秦玉鳳以為,人們口中的神醫肯定是一位白發蒼蒼,道骨仙風的老人,卻怎麼也想不到會是這麼一個邋遢的胖子。更讓她想不到的是,她雇傭去殺蘇半城一家的傭兵,有一半是死在這個胖子手裏。
來到門前,秦玉鳳和他的司機就被堵在了那裏,就聽杜晨說:“周文,給他們倒點水。”說完把張天涯請了進去,“嘭”的一聲關上了門。
司機愣了一下:“果然是神醫,問都不問就知道看病的人是張先生。”
秦玉鳳點了點頭,這才收起了懷疑之心。
杜晨平時總是嬉皮笑臉沒個正行,可一到給人看病就會變得嚴肅認真起來。擦了擦桌子上的灰塵,把一塊墊子鋪了上去:“請坐,把手放上來。”
張天涯也看過不少中醫,可是像杜晨這麼年輕的實在是少見。他搖了搖頭:“小兄弟,你師從何人?”
杜晨皺了皺眉:“我師從何人跟你的病有關係麼?”
“嗬嗬,當然有關係。我這病找不少人看過,他們都束手無策。如果你隻是一般的大夫就不用麻煩了。我們做做樣子,給外麵的人看看就行。”
他這是看不起我?杜晨頓時升起好勝之心:“我師從聖心堂王春達。”
“哦?居然是毒王弟子,失敬失敬。”張天涯微微動容,可是也沒有把手放在墊子上。
“你的醫術比你們當代堂主徐雲如何?”
“這……”杜晨可不好在徐雲背後說他壞話。
張天涯見杜晨這個樣子,還以為他醫術比不上徐雲,苦笑著搖了搖頭:“我曾經也找徐雲看過,可是……”

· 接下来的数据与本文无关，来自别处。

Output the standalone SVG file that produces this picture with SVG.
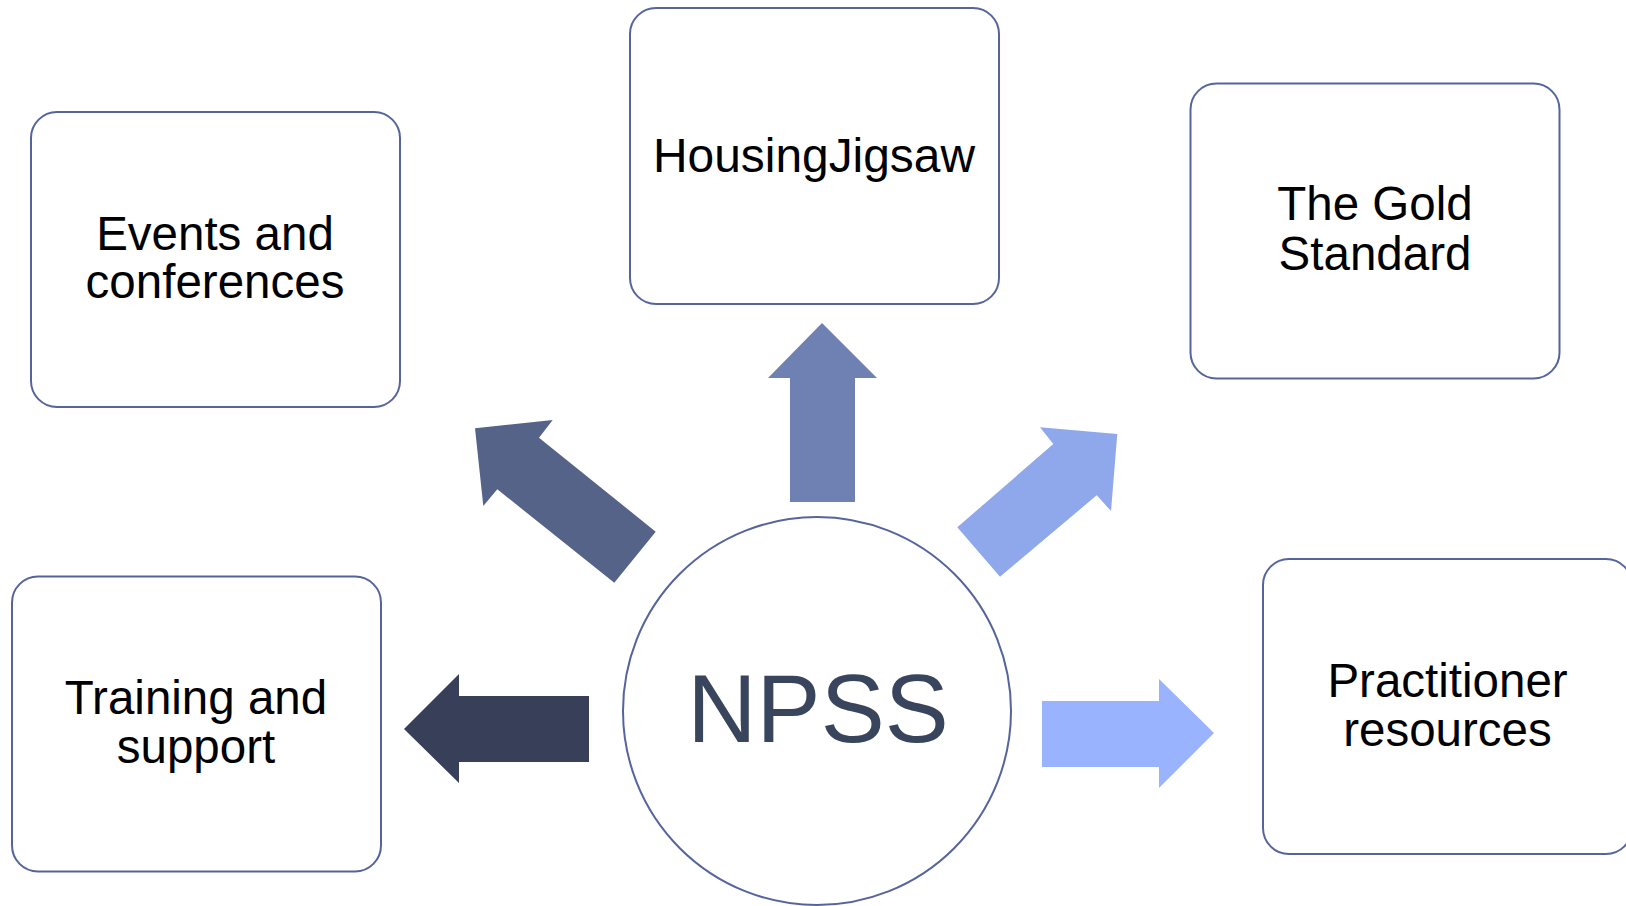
<svg xmlns="http://www.w3.org/2000/svg" width="1626" height="906" viewBox="0 0 1626 906">
<style>
.box{fill:#ffffff;stroke:#56649E;stroke-width:2}
.lbl{font-family:"Liberation Sans",Arial,sans-serif;font-size:47.5px;fill:#000000;text-anchor:middle}
.hub{font-family:"Liberation Sans",Arial,sans-serif;font-size:96px;fill:#38455C;text-anchor:middle}
</style>
<rect width="1626" height="906" fill="#ffffff"/>
<g id="connectors">
<polygon fill="#373F59" points="589,696 459,696 459,674 404,729 459,783 459,762 589,762"/>
<polygon fill="#556388" points="655.7,531.7 539,437.7 552.7,420 475,428.3 483.3,506 497.3,489.3 614.3,582.7"/>
<polygon fill="#6F80B3" points="790,502 790,378 768,378 822,323 877,378 855,378 855,502"/>
<polygon fill="#8FA8EB" points="957.3,527.3 1053.3,444 1040,427.3 1117.3,434 1111,511 1096.7,495.3 1000,576.7"/>
<polygon fill="#99B3FF" points="1042,701 1159,701 1159,679 1214,733 1159,788 1159,767 1042,767"/>
</g>
<g id="node-npss">
<circle class="box" cx="817" cy="711" r="194"/>
<text class="hub" x="818" y="742">NPSS</text>
</g>
<g id="node-events">
<rect class="box" x="31" y="112" width="369" height="295" rx="26"/>
<text class="lbl" x="215" y="250">Events and</text>
<text class="lbl" x="215" y="298">conferences</text>
</g>
<g id="node-housing">
<rect class="box" x="630" y="8" width="369" height="296" rx="26"/>
<text class="lbl" x="814" y="171.5" textLength="322" lengthAdjust="spacingAndGlyphs">HousingJigsaw</text>
</g>
<g id="node-gold">
<rect class="box" x="1190.5" y="83.5" width="369" height="295" rx="26"/>
<text class="lbl" x="1375" y="220">The Gold</text>
<text class="lbl" x="1375" y="270">Standard</text>
</g>
<g id="node-training">
<rect class="box" x="12" y="576.5" width="369" height="295" rx="26"/>
<text class="lbl" x="196" y="714">Training and</text>
<text class="lbl" x="196" y="763">support</text>
</g>
<g id="node-practitioner">
<rect class="box" x="1263" y="559" width="369" height="295" rx="26"/>
<text class="lbl" x="1447.5" y="697">Practitioner</text>
<text class="lbl" x="1447.5" y="746">resources</text>
</g>
</svg>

杜晨一把捏住了他的手腕:“我師兄治不好,不代表我也治不好。”
張天涯猛的皺起了眉頭,習武之人最忌諱被別人捏住手腕。可是他知道杜晨是好意就沒有反抗,居然他想看就讓他看看吧。
杜晨把著張天涯的脈搏沉默半晌,臉上漸漸露出震驚之色,這人居然有如此渾厚的內力,是一位宗師武者,怪不得能準確的叫出他師父的名號來。
他抬起頭來:“先生可是受過極重的內傷,導致境界跌落?”
張天涯點了點頭:“正是。”
杜晨放開了張天涯的脈搏,微微歎息了一聲。張天涯見到杜晨這個樣子,認命一般搖了搖頭。
隻聽杜晨說:“你中三丹田筋脈以斷,又沒有及時休養治療,想要恢複功力是不可能的了。”
張天涯苦笑道:“我哪裏指望能恢複功力,隻要能多苟延殘喘幾天就滿足了。”
“嗯?你來找我看病不是想要恢複功力麼?”一個武者境界跌落而又不能恢複,可是一件極其痛苦的事兒。
張天涯微微色變:“小兄弟的意思是能保住我的命?”
他當年受傷極重,憑借一身功力勉強保住了性命。可那傷卻無法治好,身體也越來越差。要不是有一絲信念支撐著,他或許早就去了。
杜晨臉色古怪:“你現在尚有下三元宗師的內力,受的又不是致命的傷。我給你開一副藥,回去慢慢調養,活到八十歲應該沒有問題。”